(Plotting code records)
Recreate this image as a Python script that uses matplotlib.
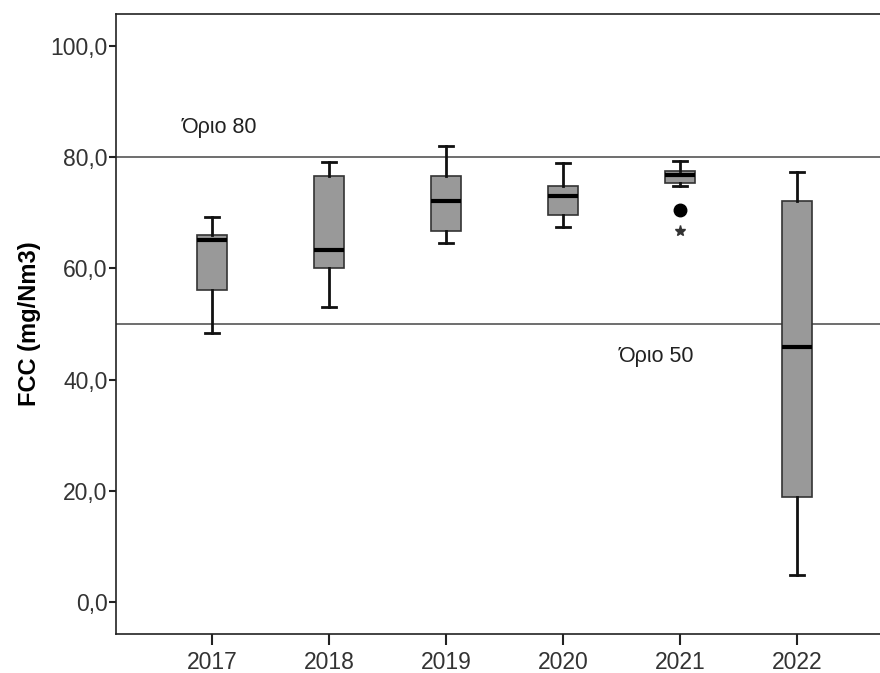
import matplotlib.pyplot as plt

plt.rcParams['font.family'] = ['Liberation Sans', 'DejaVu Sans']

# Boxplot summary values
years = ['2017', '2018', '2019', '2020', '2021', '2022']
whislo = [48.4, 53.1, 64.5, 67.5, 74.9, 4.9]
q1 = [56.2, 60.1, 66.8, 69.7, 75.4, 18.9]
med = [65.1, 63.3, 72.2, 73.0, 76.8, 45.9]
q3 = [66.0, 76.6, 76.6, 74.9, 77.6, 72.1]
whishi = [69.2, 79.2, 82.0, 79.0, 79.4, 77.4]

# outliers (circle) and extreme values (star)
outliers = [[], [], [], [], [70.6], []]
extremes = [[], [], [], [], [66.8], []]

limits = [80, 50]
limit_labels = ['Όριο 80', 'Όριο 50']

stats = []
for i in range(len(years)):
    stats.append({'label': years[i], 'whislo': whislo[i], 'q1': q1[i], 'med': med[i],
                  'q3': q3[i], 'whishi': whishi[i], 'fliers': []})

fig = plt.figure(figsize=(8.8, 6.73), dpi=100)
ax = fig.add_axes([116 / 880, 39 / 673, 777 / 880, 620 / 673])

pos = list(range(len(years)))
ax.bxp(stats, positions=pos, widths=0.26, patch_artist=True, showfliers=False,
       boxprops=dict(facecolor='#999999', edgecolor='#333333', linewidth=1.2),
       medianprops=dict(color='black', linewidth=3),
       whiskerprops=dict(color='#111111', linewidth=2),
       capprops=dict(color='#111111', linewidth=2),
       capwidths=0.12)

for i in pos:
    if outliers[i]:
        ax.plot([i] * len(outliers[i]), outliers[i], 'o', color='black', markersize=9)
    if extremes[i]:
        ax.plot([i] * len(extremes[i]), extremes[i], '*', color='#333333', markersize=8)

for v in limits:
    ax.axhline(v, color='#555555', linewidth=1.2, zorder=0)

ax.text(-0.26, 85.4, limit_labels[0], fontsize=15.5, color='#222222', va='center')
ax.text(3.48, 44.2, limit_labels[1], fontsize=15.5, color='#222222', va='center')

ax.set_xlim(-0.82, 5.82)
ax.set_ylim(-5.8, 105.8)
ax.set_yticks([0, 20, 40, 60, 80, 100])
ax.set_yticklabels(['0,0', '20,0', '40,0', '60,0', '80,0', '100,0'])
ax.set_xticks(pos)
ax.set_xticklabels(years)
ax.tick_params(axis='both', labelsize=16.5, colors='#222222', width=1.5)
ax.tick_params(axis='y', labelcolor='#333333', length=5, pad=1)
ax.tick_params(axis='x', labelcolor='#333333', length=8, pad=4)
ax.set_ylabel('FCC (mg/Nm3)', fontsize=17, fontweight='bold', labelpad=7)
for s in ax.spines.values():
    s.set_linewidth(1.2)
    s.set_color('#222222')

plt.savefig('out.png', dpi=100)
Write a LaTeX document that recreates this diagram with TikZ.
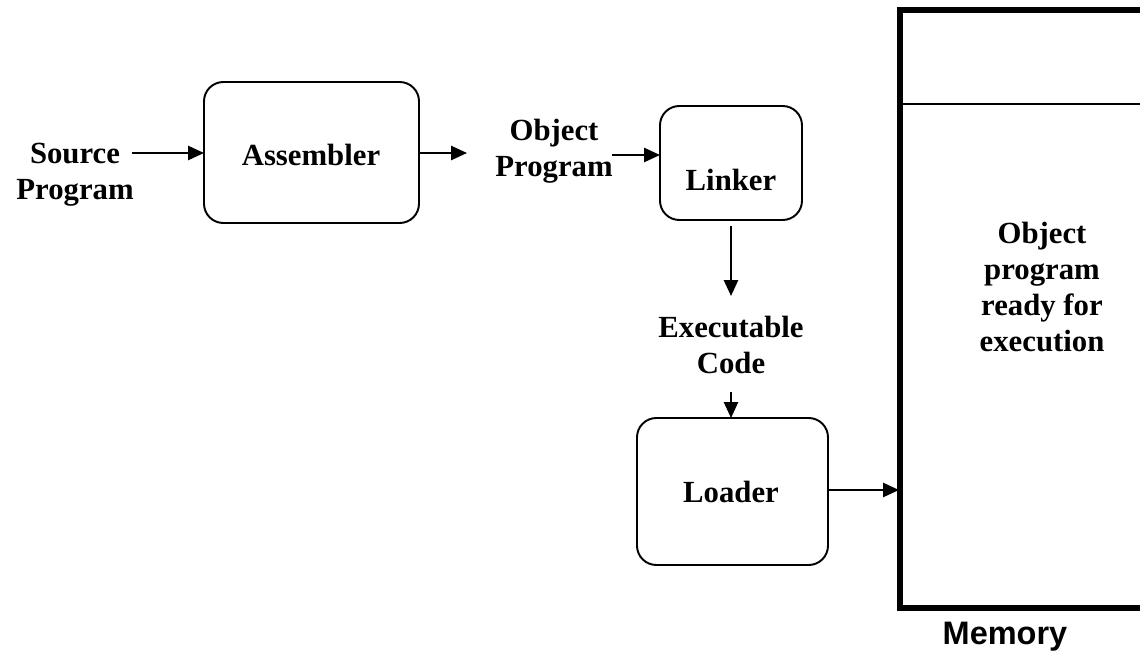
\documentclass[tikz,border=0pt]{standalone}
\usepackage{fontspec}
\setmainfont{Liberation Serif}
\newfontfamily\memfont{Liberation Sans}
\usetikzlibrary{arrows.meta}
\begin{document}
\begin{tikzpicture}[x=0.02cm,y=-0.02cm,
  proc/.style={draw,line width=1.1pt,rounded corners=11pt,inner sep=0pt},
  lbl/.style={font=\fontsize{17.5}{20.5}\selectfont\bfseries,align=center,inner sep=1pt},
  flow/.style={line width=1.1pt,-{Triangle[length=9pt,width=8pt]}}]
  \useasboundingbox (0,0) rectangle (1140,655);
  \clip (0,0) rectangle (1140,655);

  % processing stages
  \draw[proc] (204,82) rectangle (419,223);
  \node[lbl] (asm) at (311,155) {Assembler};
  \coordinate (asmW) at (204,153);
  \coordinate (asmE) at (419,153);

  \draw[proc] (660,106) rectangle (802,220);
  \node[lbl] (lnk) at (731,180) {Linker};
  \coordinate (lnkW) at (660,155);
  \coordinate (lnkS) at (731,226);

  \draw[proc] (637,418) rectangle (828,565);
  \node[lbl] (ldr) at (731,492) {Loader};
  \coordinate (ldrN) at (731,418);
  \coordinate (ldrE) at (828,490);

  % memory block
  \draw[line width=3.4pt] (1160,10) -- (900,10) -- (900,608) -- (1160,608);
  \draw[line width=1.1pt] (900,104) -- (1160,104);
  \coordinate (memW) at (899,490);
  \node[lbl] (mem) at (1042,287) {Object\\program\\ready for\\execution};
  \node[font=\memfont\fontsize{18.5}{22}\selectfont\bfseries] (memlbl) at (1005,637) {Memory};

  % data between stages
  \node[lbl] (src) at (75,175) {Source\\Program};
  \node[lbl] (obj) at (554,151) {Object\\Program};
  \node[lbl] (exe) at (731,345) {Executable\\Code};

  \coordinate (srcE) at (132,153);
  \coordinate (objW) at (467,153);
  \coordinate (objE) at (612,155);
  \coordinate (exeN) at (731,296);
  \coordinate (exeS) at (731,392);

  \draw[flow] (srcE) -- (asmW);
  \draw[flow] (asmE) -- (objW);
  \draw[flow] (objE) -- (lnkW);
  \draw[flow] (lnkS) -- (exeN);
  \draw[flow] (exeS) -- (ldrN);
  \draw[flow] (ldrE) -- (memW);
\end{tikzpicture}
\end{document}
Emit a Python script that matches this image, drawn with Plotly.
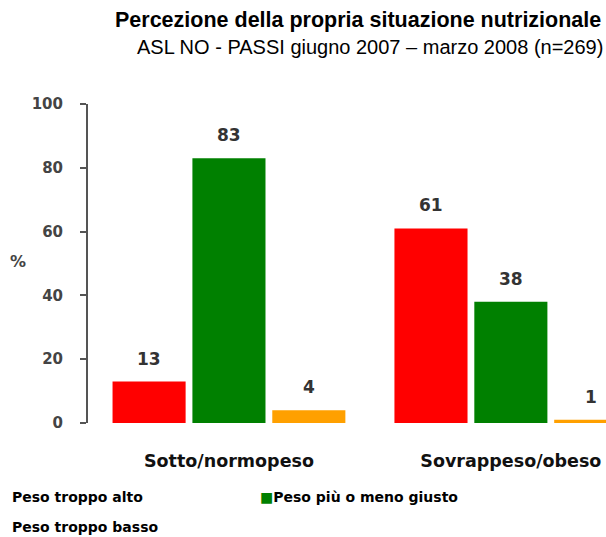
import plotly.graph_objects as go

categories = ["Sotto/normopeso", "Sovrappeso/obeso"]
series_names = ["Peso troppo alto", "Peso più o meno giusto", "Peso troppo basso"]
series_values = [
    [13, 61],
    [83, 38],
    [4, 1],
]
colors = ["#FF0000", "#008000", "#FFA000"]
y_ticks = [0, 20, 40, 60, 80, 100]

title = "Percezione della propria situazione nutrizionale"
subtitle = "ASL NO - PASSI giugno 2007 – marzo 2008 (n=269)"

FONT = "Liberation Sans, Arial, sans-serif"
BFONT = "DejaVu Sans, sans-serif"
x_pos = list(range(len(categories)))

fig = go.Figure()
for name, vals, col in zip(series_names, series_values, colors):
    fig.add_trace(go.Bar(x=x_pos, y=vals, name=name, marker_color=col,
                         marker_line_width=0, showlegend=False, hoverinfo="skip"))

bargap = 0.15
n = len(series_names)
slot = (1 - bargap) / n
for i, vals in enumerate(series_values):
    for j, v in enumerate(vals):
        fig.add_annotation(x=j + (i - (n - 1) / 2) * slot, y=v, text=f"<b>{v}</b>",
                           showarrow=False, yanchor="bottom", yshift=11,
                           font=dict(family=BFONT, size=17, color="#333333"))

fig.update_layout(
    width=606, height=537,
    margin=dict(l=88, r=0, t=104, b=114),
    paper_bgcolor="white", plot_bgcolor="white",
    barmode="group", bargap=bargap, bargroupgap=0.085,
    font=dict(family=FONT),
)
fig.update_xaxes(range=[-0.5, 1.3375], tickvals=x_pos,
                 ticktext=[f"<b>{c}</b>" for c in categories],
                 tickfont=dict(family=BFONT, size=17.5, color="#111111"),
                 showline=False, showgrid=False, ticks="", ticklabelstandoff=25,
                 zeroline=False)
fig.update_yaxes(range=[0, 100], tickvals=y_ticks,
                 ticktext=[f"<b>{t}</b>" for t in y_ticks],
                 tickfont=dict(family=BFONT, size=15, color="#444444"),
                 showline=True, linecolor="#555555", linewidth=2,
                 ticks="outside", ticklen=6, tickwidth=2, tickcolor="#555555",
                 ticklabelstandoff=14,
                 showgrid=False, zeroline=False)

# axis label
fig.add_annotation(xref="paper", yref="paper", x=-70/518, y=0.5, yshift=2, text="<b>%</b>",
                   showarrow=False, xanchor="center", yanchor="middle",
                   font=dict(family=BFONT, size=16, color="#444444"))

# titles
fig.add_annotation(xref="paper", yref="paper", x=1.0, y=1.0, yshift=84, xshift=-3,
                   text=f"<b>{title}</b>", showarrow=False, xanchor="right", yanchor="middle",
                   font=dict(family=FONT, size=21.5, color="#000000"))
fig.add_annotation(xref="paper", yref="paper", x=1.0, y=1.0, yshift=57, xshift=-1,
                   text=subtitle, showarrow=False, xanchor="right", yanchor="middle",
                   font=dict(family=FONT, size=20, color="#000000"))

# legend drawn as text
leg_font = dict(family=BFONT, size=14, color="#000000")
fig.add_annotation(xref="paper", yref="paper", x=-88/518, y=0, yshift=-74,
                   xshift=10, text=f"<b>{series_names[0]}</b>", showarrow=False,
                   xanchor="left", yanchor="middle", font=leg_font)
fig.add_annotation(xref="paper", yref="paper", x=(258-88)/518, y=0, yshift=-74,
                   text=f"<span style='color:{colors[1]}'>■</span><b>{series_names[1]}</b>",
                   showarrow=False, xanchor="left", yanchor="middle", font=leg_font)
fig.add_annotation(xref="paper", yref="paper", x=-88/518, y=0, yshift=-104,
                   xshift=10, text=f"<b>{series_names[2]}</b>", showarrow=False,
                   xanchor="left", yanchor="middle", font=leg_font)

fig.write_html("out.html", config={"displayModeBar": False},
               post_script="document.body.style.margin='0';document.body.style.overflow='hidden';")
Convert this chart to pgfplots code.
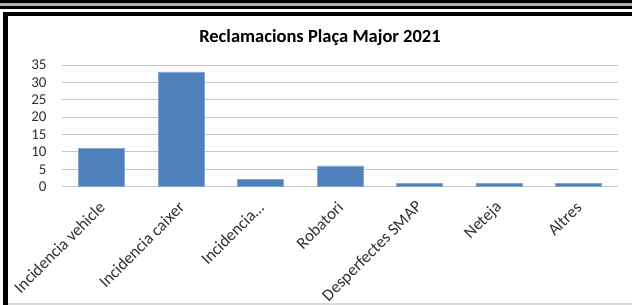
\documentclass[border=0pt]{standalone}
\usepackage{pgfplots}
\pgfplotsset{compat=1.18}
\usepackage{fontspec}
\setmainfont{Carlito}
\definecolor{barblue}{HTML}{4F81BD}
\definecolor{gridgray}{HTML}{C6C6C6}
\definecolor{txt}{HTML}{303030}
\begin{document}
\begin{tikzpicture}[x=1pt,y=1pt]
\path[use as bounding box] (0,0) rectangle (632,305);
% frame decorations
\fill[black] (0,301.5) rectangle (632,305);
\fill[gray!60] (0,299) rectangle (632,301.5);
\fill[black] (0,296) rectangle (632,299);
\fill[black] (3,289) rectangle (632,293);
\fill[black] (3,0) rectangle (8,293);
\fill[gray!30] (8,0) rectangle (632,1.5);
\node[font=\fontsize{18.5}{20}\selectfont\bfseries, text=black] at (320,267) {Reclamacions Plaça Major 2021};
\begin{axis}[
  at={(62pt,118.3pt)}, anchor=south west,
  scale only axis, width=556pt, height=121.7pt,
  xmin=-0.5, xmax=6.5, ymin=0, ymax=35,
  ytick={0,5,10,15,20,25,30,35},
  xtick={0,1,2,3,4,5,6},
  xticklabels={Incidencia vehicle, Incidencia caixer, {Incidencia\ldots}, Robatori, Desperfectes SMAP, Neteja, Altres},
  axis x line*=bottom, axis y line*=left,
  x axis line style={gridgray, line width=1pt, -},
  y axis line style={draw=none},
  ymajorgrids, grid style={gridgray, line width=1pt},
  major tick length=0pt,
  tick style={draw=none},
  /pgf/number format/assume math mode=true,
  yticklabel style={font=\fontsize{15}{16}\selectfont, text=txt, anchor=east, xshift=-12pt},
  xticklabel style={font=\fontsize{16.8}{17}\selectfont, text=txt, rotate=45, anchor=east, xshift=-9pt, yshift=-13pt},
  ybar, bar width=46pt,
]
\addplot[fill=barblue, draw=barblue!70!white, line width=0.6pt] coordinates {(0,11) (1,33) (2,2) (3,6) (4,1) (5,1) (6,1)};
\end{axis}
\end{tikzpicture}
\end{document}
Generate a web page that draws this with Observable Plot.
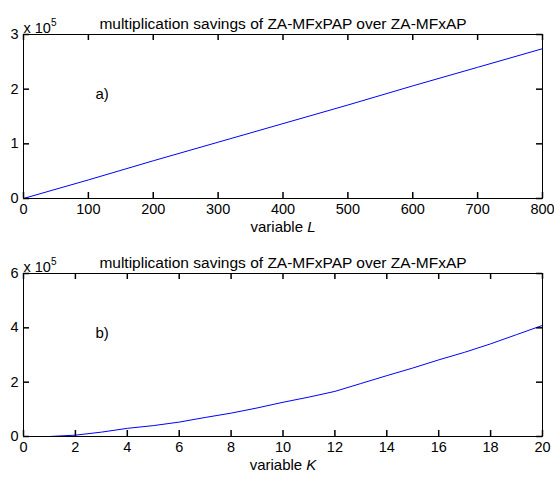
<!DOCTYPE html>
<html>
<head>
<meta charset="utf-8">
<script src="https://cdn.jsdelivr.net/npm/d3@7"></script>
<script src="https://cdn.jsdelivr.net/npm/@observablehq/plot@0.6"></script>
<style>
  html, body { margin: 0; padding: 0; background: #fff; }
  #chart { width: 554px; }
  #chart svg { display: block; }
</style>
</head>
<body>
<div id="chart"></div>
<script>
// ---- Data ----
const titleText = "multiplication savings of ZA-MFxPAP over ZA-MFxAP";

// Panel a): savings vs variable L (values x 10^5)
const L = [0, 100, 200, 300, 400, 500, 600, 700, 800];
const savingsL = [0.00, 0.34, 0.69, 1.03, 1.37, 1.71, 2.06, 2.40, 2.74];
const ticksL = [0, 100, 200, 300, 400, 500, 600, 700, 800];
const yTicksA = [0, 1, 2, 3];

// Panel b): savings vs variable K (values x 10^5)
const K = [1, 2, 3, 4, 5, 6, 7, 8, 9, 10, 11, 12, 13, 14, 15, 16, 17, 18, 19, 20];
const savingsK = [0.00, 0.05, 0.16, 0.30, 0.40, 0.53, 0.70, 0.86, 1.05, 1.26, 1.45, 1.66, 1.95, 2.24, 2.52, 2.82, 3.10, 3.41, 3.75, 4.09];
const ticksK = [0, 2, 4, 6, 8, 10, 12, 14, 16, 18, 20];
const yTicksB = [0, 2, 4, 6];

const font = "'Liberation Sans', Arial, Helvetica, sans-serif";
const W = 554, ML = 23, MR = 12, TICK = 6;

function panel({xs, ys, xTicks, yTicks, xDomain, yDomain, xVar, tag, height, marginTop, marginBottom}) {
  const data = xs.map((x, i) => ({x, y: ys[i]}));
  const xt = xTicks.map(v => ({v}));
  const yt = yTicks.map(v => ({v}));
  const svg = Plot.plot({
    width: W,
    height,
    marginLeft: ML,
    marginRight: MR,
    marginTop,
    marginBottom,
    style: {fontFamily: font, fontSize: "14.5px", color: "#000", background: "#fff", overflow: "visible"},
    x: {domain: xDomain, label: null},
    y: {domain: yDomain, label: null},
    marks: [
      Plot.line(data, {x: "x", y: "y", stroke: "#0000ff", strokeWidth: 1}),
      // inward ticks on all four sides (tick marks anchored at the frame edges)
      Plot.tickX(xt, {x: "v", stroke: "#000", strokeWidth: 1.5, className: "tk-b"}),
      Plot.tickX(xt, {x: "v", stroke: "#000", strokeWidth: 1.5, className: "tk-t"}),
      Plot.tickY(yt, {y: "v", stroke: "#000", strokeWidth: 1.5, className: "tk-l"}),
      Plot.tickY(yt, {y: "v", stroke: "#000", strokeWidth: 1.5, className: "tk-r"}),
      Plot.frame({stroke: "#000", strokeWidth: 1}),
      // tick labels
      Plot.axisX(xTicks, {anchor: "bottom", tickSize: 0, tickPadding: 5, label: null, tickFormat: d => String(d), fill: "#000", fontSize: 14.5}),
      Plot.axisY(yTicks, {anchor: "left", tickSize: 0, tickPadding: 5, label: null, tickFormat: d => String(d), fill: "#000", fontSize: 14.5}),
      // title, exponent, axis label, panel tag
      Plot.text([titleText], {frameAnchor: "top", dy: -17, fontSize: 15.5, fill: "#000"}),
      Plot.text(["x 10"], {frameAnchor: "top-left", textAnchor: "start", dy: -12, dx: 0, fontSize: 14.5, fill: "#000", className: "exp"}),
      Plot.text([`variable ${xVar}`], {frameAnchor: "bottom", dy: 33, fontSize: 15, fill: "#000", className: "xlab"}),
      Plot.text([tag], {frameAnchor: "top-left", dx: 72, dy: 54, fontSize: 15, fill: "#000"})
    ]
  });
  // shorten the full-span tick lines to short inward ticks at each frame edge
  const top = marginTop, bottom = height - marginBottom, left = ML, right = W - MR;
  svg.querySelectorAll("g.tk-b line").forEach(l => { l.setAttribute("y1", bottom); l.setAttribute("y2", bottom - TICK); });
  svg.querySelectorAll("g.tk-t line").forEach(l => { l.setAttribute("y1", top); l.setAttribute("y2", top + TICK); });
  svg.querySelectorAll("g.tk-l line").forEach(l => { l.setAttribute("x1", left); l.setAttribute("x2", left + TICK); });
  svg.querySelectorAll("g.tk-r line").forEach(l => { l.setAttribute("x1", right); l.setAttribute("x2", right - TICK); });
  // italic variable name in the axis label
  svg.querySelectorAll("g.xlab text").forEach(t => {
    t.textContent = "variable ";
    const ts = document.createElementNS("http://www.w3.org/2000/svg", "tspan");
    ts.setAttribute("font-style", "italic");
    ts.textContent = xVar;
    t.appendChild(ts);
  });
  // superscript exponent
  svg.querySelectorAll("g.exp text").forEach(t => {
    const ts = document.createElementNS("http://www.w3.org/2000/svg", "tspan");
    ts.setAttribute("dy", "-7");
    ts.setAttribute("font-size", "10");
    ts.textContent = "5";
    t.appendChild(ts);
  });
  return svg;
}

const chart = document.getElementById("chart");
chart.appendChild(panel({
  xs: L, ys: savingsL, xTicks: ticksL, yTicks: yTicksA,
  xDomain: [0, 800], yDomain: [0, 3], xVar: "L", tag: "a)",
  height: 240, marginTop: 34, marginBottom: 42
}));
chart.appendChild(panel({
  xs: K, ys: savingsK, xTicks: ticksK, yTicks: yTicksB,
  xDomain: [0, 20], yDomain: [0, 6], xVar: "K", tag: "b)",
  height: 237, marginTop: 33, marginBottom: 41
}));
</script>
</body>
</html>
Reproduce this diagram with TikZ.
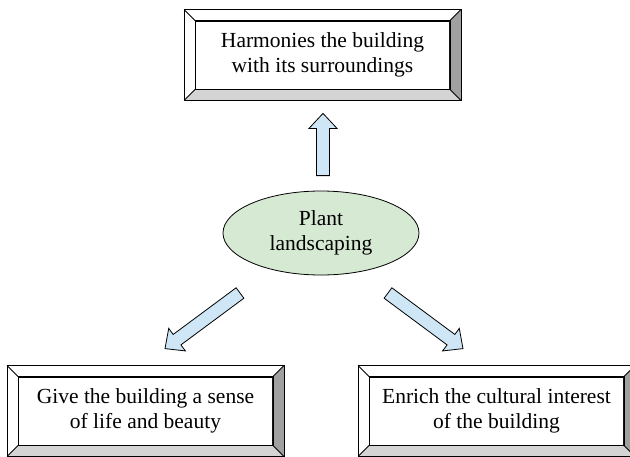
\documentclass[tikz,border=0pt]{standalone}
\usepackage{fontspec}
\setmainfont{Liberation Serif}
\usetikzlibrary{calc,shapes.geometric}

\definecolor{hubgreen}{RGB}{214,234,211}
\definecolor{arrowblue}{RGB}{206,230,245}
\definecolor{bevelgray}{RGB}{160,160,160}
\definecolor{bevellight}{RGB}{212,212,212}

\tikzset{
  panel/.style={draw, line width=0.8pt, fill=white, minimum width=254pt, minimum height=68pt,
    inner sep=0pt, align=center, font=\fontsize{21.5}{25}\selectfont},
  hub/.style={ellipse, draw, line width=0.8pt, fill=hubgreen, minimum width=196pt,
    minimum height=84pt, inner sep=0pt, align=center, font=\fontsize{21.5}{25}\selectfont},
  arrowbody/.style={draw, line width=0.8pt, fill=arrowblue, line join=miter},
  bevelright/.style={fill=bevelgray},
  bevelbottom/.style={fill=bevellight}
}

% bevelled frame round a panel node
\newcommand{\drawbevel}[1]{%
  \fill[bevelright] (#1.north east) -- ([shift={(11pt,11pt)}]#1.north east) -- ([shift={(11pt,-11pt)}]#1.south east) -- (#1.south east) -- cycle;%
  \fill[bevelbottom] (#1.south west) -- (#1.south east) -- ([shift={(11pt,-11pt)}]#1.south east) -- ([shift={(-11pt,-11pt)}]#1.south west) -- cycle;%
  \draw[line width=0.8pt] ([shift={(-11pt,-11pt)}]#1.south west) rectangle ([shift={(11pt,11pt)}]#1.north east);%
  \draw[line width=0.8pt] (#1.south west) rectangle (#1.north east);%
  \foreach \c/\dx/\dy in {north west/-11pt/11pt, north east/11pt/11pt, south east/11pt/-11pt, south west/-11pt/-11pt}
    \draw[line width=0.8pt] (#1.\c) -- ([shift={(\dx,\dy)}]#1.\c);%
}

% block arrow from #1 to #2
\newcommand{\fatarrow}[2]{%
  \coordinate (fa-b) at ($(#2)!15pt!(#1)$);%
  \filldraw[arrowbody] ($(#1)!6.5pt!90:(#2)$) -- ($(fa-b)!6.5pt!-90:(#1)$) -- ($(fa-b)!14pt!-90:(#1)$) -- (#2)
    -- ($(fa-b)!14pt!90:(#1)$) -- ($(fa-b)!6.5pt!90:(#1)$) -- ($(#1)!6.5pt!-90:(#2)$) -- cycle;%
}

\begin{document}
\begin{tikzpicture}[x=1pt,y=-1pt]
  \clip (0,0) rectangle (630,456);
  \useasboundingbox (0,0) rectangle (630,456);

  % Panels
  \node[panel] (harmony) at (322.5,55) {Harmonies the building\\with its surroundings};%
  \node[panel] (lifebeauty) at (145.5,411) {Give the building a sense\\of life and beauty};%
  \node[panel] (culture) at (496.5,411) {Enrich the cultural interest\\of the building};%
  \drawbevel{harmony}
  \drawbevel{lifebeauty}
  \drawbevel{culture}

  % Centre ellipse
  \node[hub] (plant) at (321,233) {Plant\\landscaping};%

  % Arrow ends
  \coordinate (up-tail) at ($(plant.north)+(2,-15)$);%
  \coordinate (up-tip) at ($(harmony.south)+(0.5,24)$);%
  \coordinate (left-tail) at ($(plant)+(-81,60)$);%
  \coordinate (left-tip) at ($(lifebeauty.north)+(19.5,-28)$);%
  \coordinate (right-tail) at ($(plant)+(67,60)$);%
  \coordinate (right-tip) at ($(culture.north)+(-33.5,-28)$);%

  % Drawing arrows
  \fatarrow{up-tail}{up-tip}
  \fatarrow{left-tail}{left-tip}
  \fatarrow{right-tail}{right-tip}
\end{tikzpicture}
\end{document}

• Description of the task:
From the opening line of the entries above to the line containing "whishi = [69.2, 79.2, 82.0, 79.0, 79.4, 77.4]", please transcribe each line exactly, skipping every picture.

• The result:
Recreate this image as a Python script that uses matplotlib.
import matplotlib.pyplot as plt

plt.rcParams['font.family'] = ['Liberation Sans', 'DejaVu Sans']

# Boxplot summary values
years = ['2017', '2018', '2019', '2020', '2021', '2022']
whislo = [48.4, 53.1, 64.5, 67.5, 74.9, 4.9]
q1 = [56.2, 60.1, 66.8, 69.7, 75.4, 18.9]
med = [65.1, 63.3, 72.2, 73.0, 76.8, 45.9]
q3 = [66.0, 76.6, 76.6, 74.9, 77.6, 72.1]
whishi = [69.2, 79.2, 82.0, 79.0, 79.4, 77.4]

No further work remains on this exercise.